Why ZF may eclipse Continental during EV shift

Europe

ZF Friedrichshafen is poised to overtake Continental as the supplier rivals navigate fierce headwinds to tackle the disruptive shift to electric and self-driving vehicles.

ZF, which has customers including BMW and Porsche, met its profit-margin target last year amid a double-digit jump in revenue, even as the further fallout from the COVID-19 pandemic and major supply shortages weighed on the industry.

“It was an exceptionally challenging year for our company,” CEO Wolf-Henning Scheider said in an interview at ZF’s headquarters overlooking Lake Constance. “We could have generated more revenue, but growth was held back by headwinds like the chip shortage, rising raw material costs or much higher freight rates.”

Revenue last year rose by at least 10 percent and the operating profit margin was between 4.5 percent to 5.5 percent, Scheider said. The privately held engineering group will report detailed full-year earnings on March 17.

The rise indicates revenue of about 36 billion euros ($40.9 billion) or higher, which would exceed Continental’s targeted sales of as much as 33.5 billion euros for 2021.

Continental lowered its outlook in October and last year separated its powertrain operations.

Tracing its origins back to airship pioneer Ferdinand von Zeppelin, ZF is under pressure to pivot to the electric and self-driving age. The supplier specializes in making high-performance transmissions for upscale combustion cars, a component that risks becoming gradually obsolete in the move to battery-powered vehicles. 

As companies navigate the shift, early radical decisions have been rewarded. U.S. supplier Delphi in 2017 spun off its powertrain business to focus on its autonomous vehicle efforts.

Aptiv now has a market value of nearly $40 billion, while Sweden’s Autoliv in 2018 separated its electronics unit that now trades as Veoneer.

In contrast, Continental took until last year to carve out its powertrain business with its share price more than halving since 2018.

ZF catapulted itself into the upper echelons of global automotive suppliers with the $12.9 billion acquisition of TRW Automotive to focus on EV components and safety systems.

In 2020, it bought Wabco Holdings in a $7 billion deal to add commercial-vehicle technology. The company has stopped allocating funds to the development of new combustion-engine technology two years ago.
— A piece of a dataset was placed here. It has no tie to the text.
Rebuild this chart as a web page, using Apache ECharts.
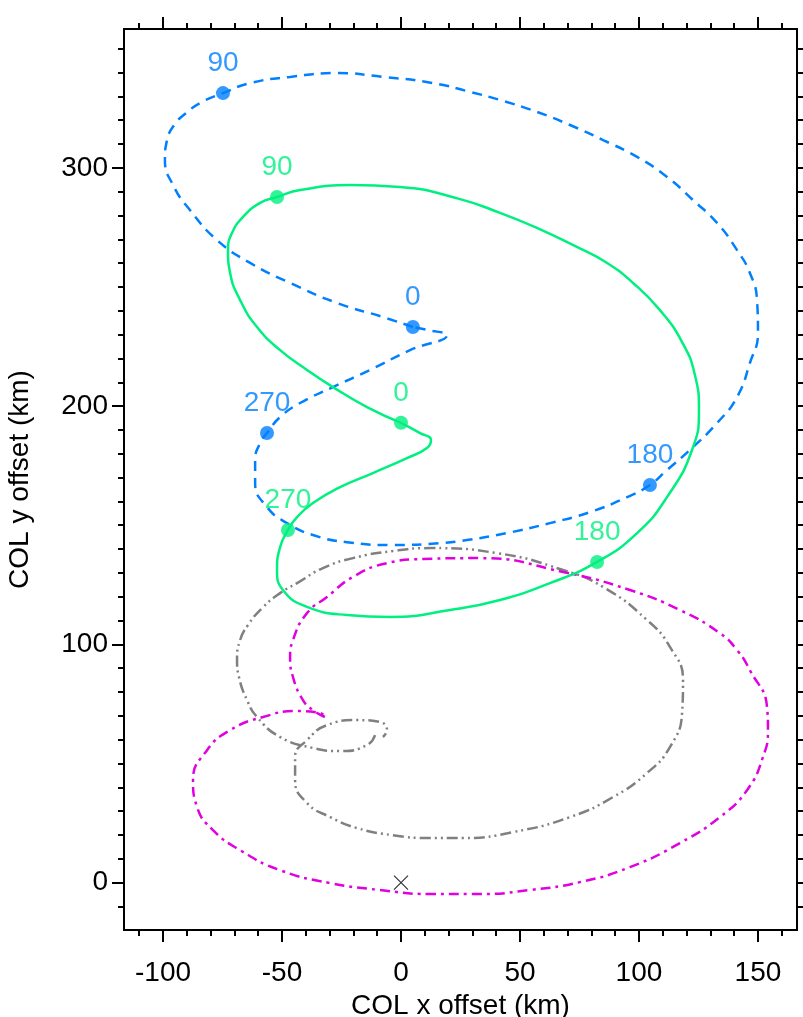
<!DOCTYPE html>
<html><head><meta charset="utf-8">
<script src="https://cdn.jsdelivr.net/npm/echarts@6/dist/echarts.min.js"></script>
<style>html,body{margin:0;padding:0;background:#fff}#c{width:803px;height:1017px}</style>
</head><body><div id="c"></div>
<script>
// ---- data (km) ----
const blueTrack = [
  [5.0,233.2],[-7.6,237.4],[-26.9,243.3],[-46.6,251.7],[-63.4,260.1],[-77.3,269.7],[-88.7,282.3],
  [-95.8,292.8],[-99.2,303.3],[-98.3,311.7],[-95.0,318.4],[-90.3,323.0],[-84.5,327.2],[-74.8,331.4],
  [-63.4,335.6],[-46.6,338.2],[-26.9,339.8],[-7.6,338.2],[13.4,335.6],[29.0,331.9],[41.6,328.5],
  [57.1,323.5],[71.0,318.0],[84.9,311.7],[99.2,304.6],[111.8,296.2],[122.7,286.5],[132.8,276.9],
  [141.2,265.5],[146.6,255.9],[149.6,244.5],[150.0,230.7],[146.6,218.1],[141.2,203.8],[132.8,192.9],
  [121.4,181.6],[111.8,173.2],[104.6,166.9],[95.0,161.8],[79.4,155.5],[62.6,150.9],[44.5,146.7],
  [27.7,143.8],[16.4,142.5],[-3.4,141.7],[-22.7,142.9],[-37.0,145.9],[-47.9,150.9],[-56.3,157.6],
  [-61.3,167.7],[-61.3,177.4],[-59.2,184.5],[-56.3,188.7],[-50.8,195.4],[-42.4,201.3],[-28.6,208.0],
  [-13.0,215.2],[3.8,223.5],[19.3,229.8],[10.9,232.0],[5.0,233.2]
];
const greenTrack = [
  [0,193.0],[-14.3,199.6],[-28.6,208.0],[-39.5,215.2],[-50.8,223.5],[-60.5,233.2],[-67.6,244.5],
  [-71.8,255.9],[-72.7,265.5],[-71.0,272.7],[-66.4,279.4],[-59.2,285.3],[-52.1,287.8],[-42.4,290.7],
  [-21.4,292.8],[-0.4,292.0],[24.8,286.9],[41.6,281.1],[57.1,274.8],[73.9,266.8],[86.6,260.1],
  [97.5,251.7],[108.8,240.3],[118.1,226.9],[123.5,213.1],[125.2,198.4],[122.3,181.6],[111.8,161.8],
  [99.2,146.7],[82.4,134.6],[62.6,125.7],[41.6,118.6],[20.6,114.4],[-4.6,111.5],[-22.7,112.3],
  [-39.5,115.7],[-49.6,122.8],[-52.1,131.2],[-50.8,140.8],[-47.5,148.0],[-43.7,153.4],[-37.0,159.3],
  [-25.6,166.0],[-11.8,171.9],[2.5,178.2],[10.9,182.4],[12.6,185.8],[8.0,188.7],[0,193.0]
];
const grayTrack = [
  [-10.9,61.9],[-14.3,57.7],[-25.6,55.2],[-37.0,56.5],[-50.8,61.1],[-60.5,69.5],[-64.7,76.6],
  [-68.1,86.3],[-68.9,93.4],[-67.6,101.8],[-64.3,108.1],[-58.4,115.2],[-50.8,121.5],[-43.7,125.7],
  [-32.8,132.0],[-20.2,136.2],[-3.4,139.2],[12.2,140.4],[40.3,138.3],[68.1,131.2],[84.9,124.1],
  [103.4,110.2],[113.0,98.9],[118.5,85.0],[118.1,71.2],[113.0,56.9],[103.4,46.0],[89.1,35.9],
  [71.0,27.5],[47.1,21.2],[26.1,18.7],[12.2,18.7],[-3.4,19.9],[-18.5,22.9],[-29.8,27.5],[-39.5,33.4],
  [-44.5,43.0],[-44.5,52.7],[-39.5,59.8],[-31.1,66.1],[-18.5,68.2],[-8.8,67.4],[-5.9,64.0],[-7.6,61.1]
];
const magentaTrack = [
  [-32.0,69.5],[-37.0,72.4],[-41.2,76.6],[-45.4,86.3],[-46.6,94.7],[-45.4,101.8],[-39.5,113.1],
  [-31.1,119.9],[-20.2,128.3],[-5.9,134.1],[9.2,135.8],[33.2,136.2],[68.1,130.4],[96.2,122.8],
  [117.2,114.4],[134.0,104.7],[141.2,97.6],[146.6,89.2],[153.8,73.7],[154.2,64.0],[152.1,52.7],
  [145.4,38.8],[134.0,27.5],[117.2,16.6],[96.2,6.5],[75.2,0.2],[54.2,-3.1],[33.2,-4.8],[12.2,-4.8],
  [-8.8,-3.1],[-29.8,-0.2],[-50.8,5.2],[-67.6,13.6],[-79.0,22.0],[-85.7,31.7],[-87.4,43.0],
  [-81.5,55.6],[-71.8,64.0],[-58.0,69.5],[-43.7,72.0],[-34.0,71.2],[-32.0,69.5]
];
const blueMarks = [[5.0,233.2,'0'],[-74.8,331.4,'90'],[104.6,166.9,'180'],[-56.3,188.7,'270']];
const greenMarks = [[0,193.0,'0'],[-52.1,287.8,'90'],[82.4,134.6,'180'],[-47.5,148.0,'270']];
const originMark = [[0,0]];
const xMajorTicks = [-100,-50,0,50,100,150];
const xMinorTicks = [-110,-100,-90,-80,-70,-60,-50,-40,-30,-20,-10,0,10,20,30,40,50,60,70,80,90,100,110,120,130,140,150,160];
const yMajorTicks = [0,100,200,300];
const yMinorTicks = [-10,0,10,20,30,40,50,60,70,80,90,100,110,120,130,140,150,160,170,180,190,200,210,220,230,240,250,260,270,280,290,300,310,320,330,340,350];

// ---- chart ----
const FONT = '"Liberation Sans", Arial, sans-serif';
const FS = 28;
const XR = [-116.4, 166.4], YR = [-19.9, 358.3];
const BLUE = '#0080ff', GREEN = '#00f080', GRAY = '#808080', MAG = '#e000e0';

function axis(kind, pos, ticks, len, labels, margin, extra) {
  const a = {
    type: 'value', position: pos, min: kind === 'x' ? XR[0] : YR[0], max: kind === 'x' ? XR[1] : YR[1],
    axisLine: { show: false, onZero: false },
    splitLine: { show: false },
    axisTick: { show: true, inside: false, length: len, customValues: ticks, lineStyle: { color: '#000', width: 2 } },
    axisLabel: labels ? { show: true, customValues: labels, color: '#000', fontSize: FS, fontFamily: FONT, margin: margin } : { show: false }
  };
  return Object.assign(a, extra || {});
}

const SMOOTH = 0.5;
const option = {
  animation: false,
  backgroundColor: '#fff',
  grid: { left: 124, right: 6, top: 29, bottom: 87, show: true, borderColor: '#000', borderWidth: 2,
          containLabel: false, outerBoundsMode: 'none' },
  xAxis: [
    axis('x', 'bottom', xMajorTicks, 12, xMajorTicks, 29, {
      name: 'COL x offset (km)', nameLocation: 'middle', nameGap: 60,
      nameTextStyle: { color: '#000', fontSize: FS, fontFamily: FONT }
    }),
    axis('x', 'bottom', xMinorTicks, 6, null),
    axis('x', 'top', xMajorTicks, 12, null),
    axis('x', 'top', xMinorTicks, 6, null)
  ],
  yAxis: [
    axis('y', 'left', yMajorTicks, 12, yMajorTicks, 16, {
      name: 'COL y offset (km)', nameLocation: 'middle', nameGap: 90,
      nameTextStyle: { color: '#000', fontSize: FS, fontFamily: FONT }
    }),
    axis('y', 'left', yMinorTicks, 6, null),
    axis('y', 'right', yMajorTicks, 12, null),
    axis('y', 'right', yMinorTicks, 6, null)
  ],
  series: [
    { type: 'line', data: grayTrack, smooth: SMOOTH, showSymbol: false, symbol: 'none',
      lineStyle: { color: GRAY, width: 2.5, type: [11, 4, 2, 4, 2, 4] }, z: 2 },
    { type: 'line', data: magentaTrack, smooth: SMOOTH, showSymbol: false, symbol: 'none',
      lineStyle: { color: MAG, width: 2.5, type: [10, 5, 3, 5] }, z: 2 },
    { type: 'line', data: blueTrack, smooth: SMOOTH, showSymbol: false, symbol: 'none',
      lineStyle: { color: BLUE, width: 2.5, type: [10, 7] }, z: 3 },
    { type: 'line', data: greenTrack, smooth: SMOOTH, showSymbol: false, symbol: 'none',
      lineStyle: { color: GREEN, width: 2.5, type: 'solid' }, z: 3 },
    { type: 'scatter', data: blueMarks, symbolSize: 14, itemStyle: { color: BLUE }, z: 5,
      label: { show: true, position: 'top', distance: 9, color: BLUE, fontSize: FS, fontFamily: FONT,
        formatter: p => p.data[2] } },
    { type: 'scatter', data: greenMarks, symbolSize: 14, itemStyle: { color: GREEN }, z: 5,
      label: { show: true, position: 'top', distance: 9, color: GREEN, fontSize: FS, fontFamily: FONT,
        formatter: p => p.data[2] } },
    { type: 'scatter', data: originMark, symbol: 'path://M0,0L10,10M10,0L0,10', symbolSize: 14,
      itemStyle: { color: 'none', borderColor: '#000', borderWidth: 1.2 }, z: 5 }
  ]
};
const chart = echarts.init(document.getElementById('c'));
chart.setOption(option);
</script></body></html>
ZF remains “open toward acquisitions, even if in the next three to four years they might not be on a scale like the Wabco deal,” Scheider said, while divestments are an option too. “We review our portfolio continuously to see if we’re still the best owner for a business unit.”

Incorporating Wabco forced ZF to weigh painful restructuring decisions to cut costs when the COVID-19 pandemic erupted at the same time.

Labor unions warned global headcount might be cut by as many as 15,000 people, roughly 10 percent of the workforce. Management had signaled cutbacks might be needed to reduce the risk of breaching credit covenant agreements.

The talks over headcount reductions and the future of factories have progressed but are not finalized entirely yet, Scheider said, expecting headwinds including the ongoing chip shortage to last for some time.

“New technology like electric mobility, autonomous driving or software offer more revenue potential for ZF than we generate with existing technology,” Scheider said. “Our business in 2030 should be bigger than now.”